Das Summen der Erinnerung

Einige hoffentlich nicht zu späte Anmerkungen zum Werk des endlich in Deutschland entdeckten Schriftstellers Charles Simmons

Zwar ist der blitzgescheite Buchhalter Denis Scheck in der ARD entschieden der „Kütt vun Herzen“-Trutsche Elke Heidenreich vorzuziehen, doch kurz vor Weihnachten geschah es in ihrer Häkelsendung „Lesen!“, dass ein dort an sich deplatziertes Buch belobigt wurde. Keine Herzschmerz-Schwarte, kein irischer Gemütsschwurbel, keine russische Seelenpoesie wie sonst, sondern ein schmaler Band, geschrieben von einem alten Mann: „Beiles Lettres“, die kaum 180seitige Satire auf den Betrieb bei einer New Yorker Literaturzeitschrift. Der Autor Charles Simmons, geboren 1924, war 1999 erstmals mit seiner lakonischen, zartbitteren Novelle „Salzwasser“ in Deutschland auffällig geworden, ein ebenso schlimmer Fall von Versäumnis wie bei dem erstaunlichen James Salter. „Salzwasser“ wird – wie Simmons‘ andere schmale Bücher (alle bei C. H. Beck) – als „Roman“ bezeichnet, ist eine Variante von Turgenjews Erzählung „Erste Liebe“ und schon ein Spätwerk des Autors, der seine Jahrzehnte bei der „New York Times Book Review“ abgesessen hat 1964 erhielt er für sein Debüt „Egg Powder“ den Faulkner-Preis, wie immer im Klappentext nachzulesen ist, doch seine schlichte, unsentimentale Sprache erinnert eher an die Erzählungen von J. D. Salinger.

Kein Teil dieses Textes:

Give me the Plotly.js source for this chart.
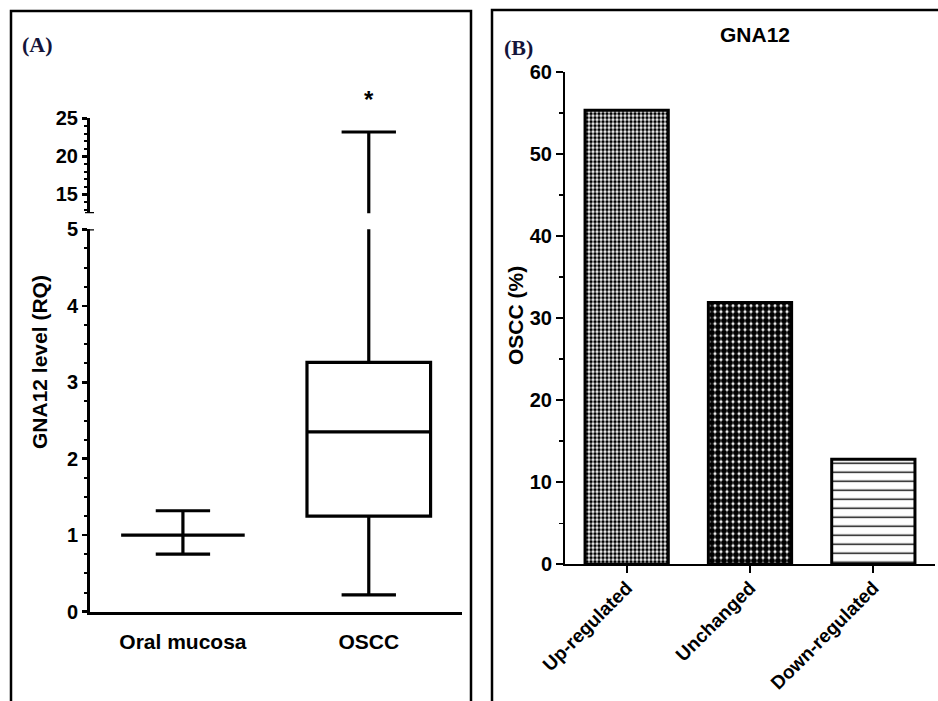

Die Liebe, die der jugendliche Erzähler in „Salzwasser“ mit dem Tod des Vaters bezahlt, ist eine sommerliche Romanze mit einem Mädchen namens Zina, das – nicht ganz überraschend – dem gut aussehenden, schweigsamen Papa verfallt, während der Junge sehr langsam begreift und außerdem mit einer anderen Frau schläft. Der Sommer auf dem Eiland, zu Beginn der Sechziger, vergeht, und in der Rückschau bekommen diese Tage der Verwirrung auch nichts Idyllisches.

„Beiles Lettres“ nun ist eine noch luftigere, scheinbar kunstlose Angelegenheit, und bei Berichten aus dem Zeitungsmilieu ist nie viel zu erwarten, da die Autoren meistens noch Insassen sind. Simmons aber rekapituliert mitleidslos die absurden Vorgänge bei dem Literaturblatt: die Inkompetenz der wechselnden Chefredakteure, die Schrullen der lebenslänglichen Mitarbeiter, die Geldgier und Eitelkeit der schriftstellernden Zuträger; die Volten und Wirren der Verleger. Ein Bürobote schleust jahrelang Rezensionsexemplare aus dem Haus, eine Sekretärin erpresst den Chef und will selbst Rezensionen schreiben, woraufhin ein Profi ihren Kram umformuliert und sie einen Redakteursposten bei der Konkurrenz bekommt, ein Chefredakteur wird als „Kolumnist“ vom Sessel weggelobt. Also all die üblichen Intrigen, Täuschungen, Tricks und Grotesken. Als Rettung aus einer allfälligen Krise erscheint den Geschäftsführern die Idee, mal die „25 besten Schriftsteller Amerikas“ zu küren – „Nominierungen können schriftlich oder telefonisch abgegeben werden“. Ein Coup, mit sofortiger Gehaltserhöhung verbunden!

Die dringlichste Empfehlung gilt allerdings „Lebensfalten“, Simmons‘ erschütternder Lebensbeichte von 1978 in Form präziser, detailscharfer Erinnerungen bis in die früheste Kindheit „Wrinkles“ erzählt in nicht chronologischen Momenten der Vergegenwärtigung vom Geschick, Ungenügen und Unglück des Menschen – Traurigeres, Wahrhaftigeres wird man nicht finden. „Das Venus-Spiel“ (2002) ist übrigens eine zotige, säftelnde Altherren-Phantasie um einen wendigen Penis.